"I think we have to have a different mind-set or approach than maybe we had in '08 or '09," he said. "I think it's a different ball club. I don't think we have nearly as much power. I think we have to rely on having better at-bats, being better with two strikes, and being better situational hitters. Frankly, those are things we'll have to change if we want to be a championship-caliber club and get to the World Series."
No doubt a second straight postseason watching the other guys have better at-bats prompted the general manager's mandate.
The Cardinals hit 33 points higher than the Phillies, had 20 more at-bats with runners in scoring position, and saw 70 more pitches. Those numbers are even more lopsided when you factor in that the Cardinals were generally facing a better quality of pitcher, with the possible exception of Chris Carpenter in Game 5.
And yet, it was the Cardinals constantly applying the offensive pressure after Game 1 and not just by hitting home runs. Rafael Furcal, Ryan Theriot, and Skip Schumaker played just as big a role in the Cardinals offense as Albert Pujols and Lance Berkman.
An advanced math degree is not needed to realize that as the Phillies core players have increased in age, their power numbers have decreased. The 153 home runs the Phillies hit in 2011 were their fewest since 2000, a year when the team finished last and Terry Francona was fired as manager. With Ryan Howard possibly sidelined by a ruptured Achilles tendon to start the season, the home-run total does not figure to be on the rise in 2012.
It was only natural that Amaro's directive to Manuel and Gross was met by some skepticism.
Does the general manager really think his veteran hitters will be open to the changes he wants to see from them? Does he really think they are capable of making such changes?
"I think we fail ourselves if we just decide to accept this is what we are and we're not going to try to get any better," Amaro said. "I think we owe it to our fans, we owe it to our players, and we owe it to each other to try to do what we can to improve; and to change, because obviously it's not working enough to get us to the next level. Our next level is to try to get to the World Series and win it, and there are some things we can do offensively to change that."
Amaro said Manuel and Gross are on board with the change.
"I think we're very much on the same page," Amaro said. "Charlie is about getting a good ball to hit and capitalizing on it. He's about grinding out at-bats as well. There is no question that Charlie likes the home run and we all do. I do, too. I think we've come to the realization that it's not just about the home run. It takes a lot of different pieces of the puzzle to score runs and there are a lot of different ways to do it."
The issue, of course, is much more complex than calling for a change in approach. The lineup is going to be different in 2012. Amaro made it clear that John Mayberry Jr. is the front-runner to replace free agent Raul Ibanez as the leftfielder. There is no guarantee that free agent shortstop Jimmy Rollins is returning even if both sides would love to see it happen.

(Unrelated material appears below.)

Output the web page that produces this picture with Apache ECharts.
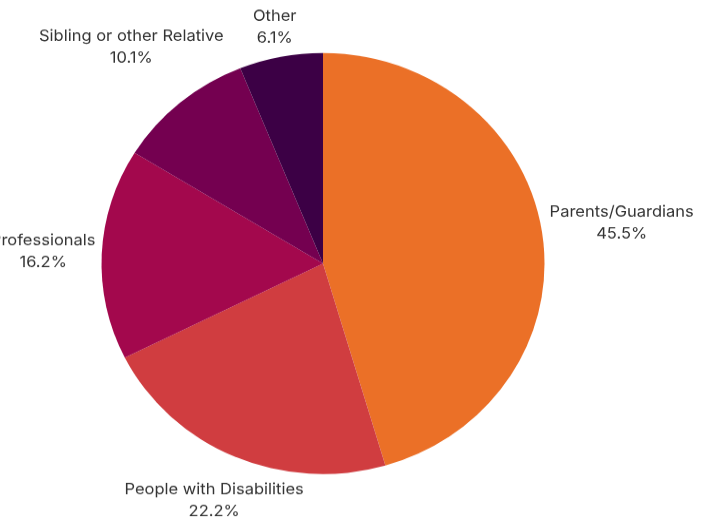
<!DOCTYPE html>
<html><head><meta charset="utf-8">
<script src="https://cdn.jsdelivr.net/npm/echarts@6/dist/echarts.min.js"></script>
<style>html,body{margin:0;padding:0;background:#fff;overflow:hidden}
#c{width:712px;height:545px;transform:scaleY(0.9505);transform-origin:0 0}</style>
</head><body><div id="c"></div>
<script>
var categories = ['Parents/Guardians', 'People with Disabilities', 'Professionals', 'Sibling or other Relative', 'Other'];
var values = [45.5, 22.2, 16.2, 10.1, 6.1];
var colors = ['#EB7027', '#D03D40', '#A3084D', '#740050', '#3C0045'];

var CX = 323, CY = 277.3, R = 221.5, GAP = 6;
var total = values.reduce(function(a, b){ return a + b; }, 0);
function midAngle(i) {
  var before = 0;
  for (var k = 0; k < i; k++) before += values[k];
  return (before + values[i] / 2) / total * Math.PI * 2;
}
// distance from pie centre to nearest point of a box centred at (bx,by)
function nearest(bx, by, hw, hh) {
  var nx = Math.max(Math.abs(bx) - hw, 0), ny = Math.max(Math.abs(by) - hh, 0);
  return Math.sqrt(nx * nx + ny * ny);
}

var chart = echarts.init(document.getElementById('c'), null, {renderer: 'canvas'});
chart.setOption({
  backgroundColor: '#ffffff',
  animation: false,
  series: [{
    type: 'pie',
    center: [CX, CY],
    radius: R,
    startAngle: 90,
    clockwise: true,
    avoidLabelOverlap: false,
    data: categories.map(function(c, i){ return {name: c, value: values[i], itemStyle: {color: colors[i]}}; }),
    itemStyle: {borderWidth: 0},
    label: {
      show: true,
      position: 'outside',
      formatter: function(p){ return p.name + '\n' + p.value.toFixed(1) + '%'; },
      fontFamily: 'Inter',
      fontSize: 16.5,
      lineHeight: 23,
      color: '#333333'
    },
    labelLine: {show: false, length: 10, length2: 0},
    labelLayout: function(p) {
      var a = midAngle(p.dataIndex);
      var dx = Math.sin(a), dy = -Math.cos(a);
      var hw = p.labelRect.width / 2, hh = p.labelRect.height / 2;
      var lo = R, hi = R + 400;
      for (var it = 0; it < 40; it++) {
        var mid = (lo + hi) / 2;
        if (nearest(dx * mid, dy * mid, hw, hh) < R + GAP) lo = mid; else hi = mid;
      }
      var d = (lo + hi) / 2;
      return {x: CX + dx * d, y: CY + dy * d, align: 'center', verticalAlign: 'middle'};
    }
  }]
});
</script></body></html>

If Rollins does return, it's hard to imagine he's going to change his approach. You have to wonder if Shane Victorino is capable of a drastic change at this point, too.
Amaro used a healthy Placido Polanco as an example of the approach he's looking for from other players, but the veteran third baseman had double hernia surgery Tuesday and has had multiple health issues during his first two seasons with the team. Next season is the final year of Polanco's contract.
"I know Polly can be a very productive player, but he needs to be healthy to do it," Amaro said. "Polly is the kind of guy we're trying to have. He works the count, he understands what the importance of contact with two strikes is. That's what we're trying to improve and he kind of epitomizes that.
"We should have more .300 hitters or close to it. We really should. These guys have the ability to do it. It's a matter of whether we're committed to doing it or not."
At some point, Amaro will be asked what personnel changes he plans to make as general manager. He admitted there will be some, but he said they will not matter unless the players currently on the roster change their approach at the plate.
It was an interesting first offseason pitch thrown by the general manager.